## Task directions
Return the material word for word. Do not include the pictures.

⟨

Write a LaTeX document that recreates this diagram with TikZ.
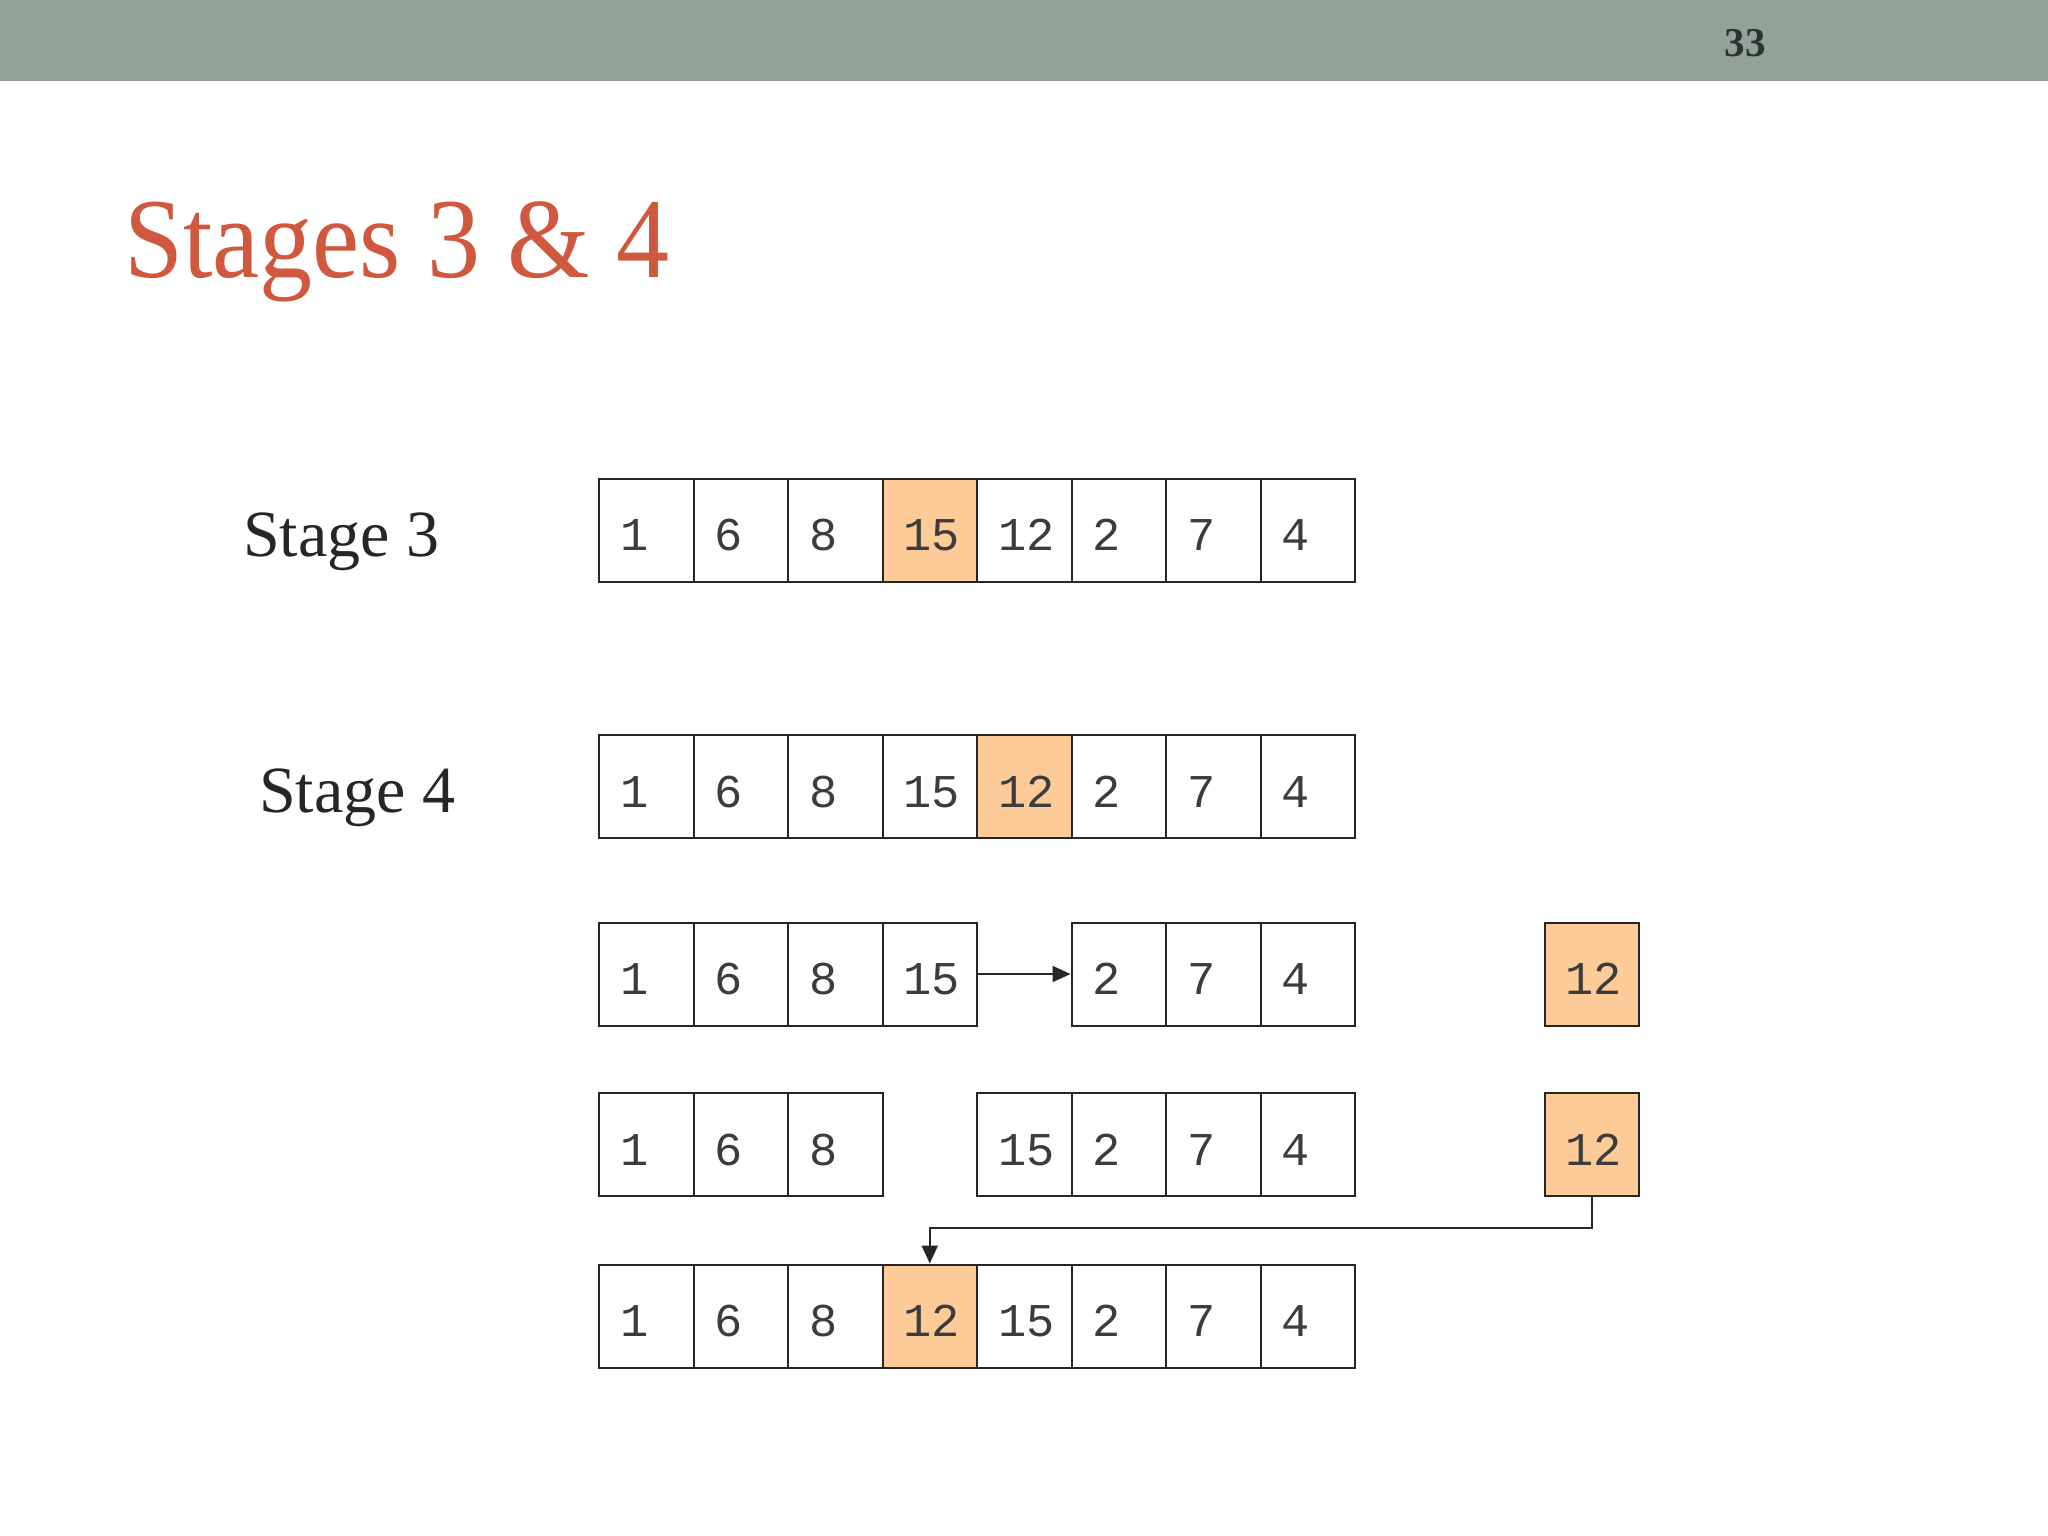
\documentclass[tikz,border=0pt]{standalone}
\usepackage{fontspec}
\setmainfont{Liberation Serif}
\newfontfamily\monof{Liberation Mono}
\newfontfamily\titlef[FakeStretch=0.93]{Liberation Serif}
\usetikzlibrary{arrows.meta,calc}
\definecolor{barcol}{HTML}{93A298}
\definecolor{titlecol}{HTML}{D0583E}
\definecolor{hlcol}{HTML}{FCCB98}
\definecolor{linecol}{HTML}{262626}
\definecolor{pgcol}{HTML}{2A3232}
\tikzset{
  cell/.style={draw=linecol, line width=2pt, fill=white, minimum width=94.5pt, minimum height=103pt, inner sep=0pt, anchor=north west},
  hl/.style={fill=hlcol},
  num/.style={font=\monof\fontsize{47}{56}\selectfont, text=linecol!90, inner sep=0pt, anchor=base west},
  stagelbl/.style={font=\fontsize{66}{78}\selectfont, text=linecol, inner sep=0pt, anchor=base west},
  arr/.style={draw=linecol, line width=2pt, -{Triangle[length=18pt,width=16pt]}}
}
% #1 row name, #2 top y, #3 list of col/value/hl
\newcommand\mkcells[3]{%
  \foreach \c/\v/\h in {#3}{%
    \node[cell,\h] (#1c\c) at ({598+(\c-1)*94.5}, #2) {};
    \node[num] at ([xshift=22pt,yshift=-73pt]#1c\c.north west) {\v};
  }%
}
\begin{document}
\begin{tikzpicture}[x=1pt,y=-1pt]
\useasboundingbox (0,0) rectangle (2048,1536);
\fill[white] (0,0) rectangle (2048,1536);
\fill[barcol] (0,0) rectangle (2048,81);
\node[font=\bfseries\fontsize{41}{48}\selectfont, text=pgcol, inner sep=0pt, anchor=base] (pg) at (1745,57) {33};
\node[font=\titlef\fontsize{114}{130}\selectfont, text=titlecol, inner sep=0pt, anchor=base west] (title) at (124,277) {Stages 3 \& 4};
\node[stagelbl] (s3) at (243,556) {Stage 3};
\node[stagelbl] (s4) at (259,812) {Stage 4};
% row 1
\mkcells{a}{477.5}{1/1/, 2/6/, 3/8/, 4/15/hl, 5/12/, 6/2/, 7/7/, 8/4/}
% row 2
\mkcells{b}{734}{1/1/, 2/6/, 3/8/, 4/15/, 5/12/hl, 6/2/, 7/7/, 8/4/}
% row 3
\mkcells{c}{921.5}{1/1/, 2/6/, 3/8/, 4/15/, 6/2/, 7/7/, 8/4/}
\node[cell,hl] (c12) at (1543.5,921.5) {};
\node[num] at ([xshift=22pt,yshift=-73pt]c12.north west) {12};
% row 4
\mkcells{d}{1092}{1/1/, 2/6/, 3/8/, 5/15/, 6/2/, 7/7/, 8/4/}
\node[cell,hl] (d12) at (1543.5,1092) {};
\node[num] at ([xshift=22pt,yshift=-73pt]d12.north west) {12};
% row 5
\mkcells{e}{1263.5}{1/1/, 2/6/, 3/8/, 4/12/hl, 5/15/, 6/2/, 7/7/, 8/4/}
% connectors
\draw[arr] (cc4.east) -- (cc6.west);
\coordinate (bend) at ($(ec4.north)+(0,-35.5)$);
\draw[arr] (d12.south) |- (bend) -- (ec4.north);
\end{tikzpicture}
\end{document}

⟩

## Answer below
Write a LaTeX document that recreates this diagram with TikZ.
\documentclass[tikz,border=0pt]{standalone}
\usepackage{fontspec}
\setmainfont{Liberation Serif}
\newfontfamily\monof{Liberation Mono}
\newfontfamily\titlef[FakeStretch=0.93]{Liberation Serif}
\usetikzlibrary{arrows.meta,calc}
\definecolor{barcol}{HTML}{93A298}
\definecolor{titlecol}{HTML}{D0583E}
\definecolor{hlcol}{HTML}{FCCB98}
\definecolor{linecol}{HTML}{262626}
\definecolor{pgcol}{HTML}{2A3232}
\tikzset{
  cell/.style={draw=linecol, line width=2pt, fill=white, minimum width=94.5pt, minimum height=103pt, inner sep=0pt, anchor=north west},
  hl/.style={fill=hlcol},
  num/.style={font=\monof\fontsize{47}{56}\selectfont, text=linecol!90, inner sep=0pt, anchor=base west},
  stagelbl/.style={font=\fontsize{66}{78}\selectfont, text=linecol, inner sep=0pt, anchor=base west},
  arr/.style={draw=linecol, line width=2pt, -{Triangle[length=18pt,width=16pt]}}
}
% #1 row name, #2 top y, #3 list of col/value/hl
\newcommand\mkcells[3]{%
  \foreach \c/\v/\h in {#3}{%
    \node[cell,\h] (#1c\c) at ({598+(\c-1)*94.5}, #2) {};
    \node[num] at ([xshift=22pt,yshift=-73pt]#1c\c.north west) {\v};
  }%
}
\begin{document}
\begin{tikzpicture}[x=1pt,y=-1pt]
\useasboundingbox (0,0) rectangle (2048,1536);
\fill[white] (0,0) rectangle (2048,1536);
\fill[barcol] (0,0) rectangle (2048,81);
\node[font=\bfseries\fontsize{41}{48}\selectfont, text=pgcol, inner sep=0pt, anchor=base] (pg) at (1745,57) {33};
\node[font=\titlef\fontsize{114}{130}\selectfont, text=titlecol, inner sep=0pt, anchor=base west] (title) at (124,277) {Stages 3 \& 4};
\node[stagelbl] (s3) at (243,556) {Stage 3};
\node[stagelbl] (s4) at (259,812) {Stage 4};
% row 1
\mkcells{a}{477.5}{1/1/, 2/6/, 3/8/, 4/15/hl, 5/12/, 6/2/, 7/7/, 8/4/}
% row 2
\mkcells{b}{734}{1/1/, 2/6/, 3/8/, 4/15/, 5/12/hl, 6/2/, 7/7/, 8/4/}
% row 3
\mkcells{c}{921.5}{1/1/, 2/6/, 3/8/, 4/15/, 6/2/, 7/7/, 8/4/}
\node[cell,hl] (c12) at (1543.5,921.5) {};
\node[num] at ([xshift=22pt,yshift=-73pt]c12.north west) {12};
% row 4
\mkcells{d}{1092}{1/1/, 2/6/, 3/8/, 5/15/, 6/2/, 7/7/, 8/4/}
\node[cell,hl] (d12) at (1543.5,1092) {};
\node[num] at ([xshift=22pt,yshift=-73pt]d12.north west) {12};
% row 5
\mkcells{e}{1263.5}{1/1/, 2/6/, 3/8/, 4/12/hl, 5/15/, 6/2/, 7/7/, 8/4/}
% connectors
\draw[arr] (cc4.east) -- (cc6.west);
\coordinate (bend) at ($(ec4.north)+(0,-35.5)$);
\draw[arr] (d12.south) |- (bend) -- (ec4.north);
\end{tikzpicture}
\end{document}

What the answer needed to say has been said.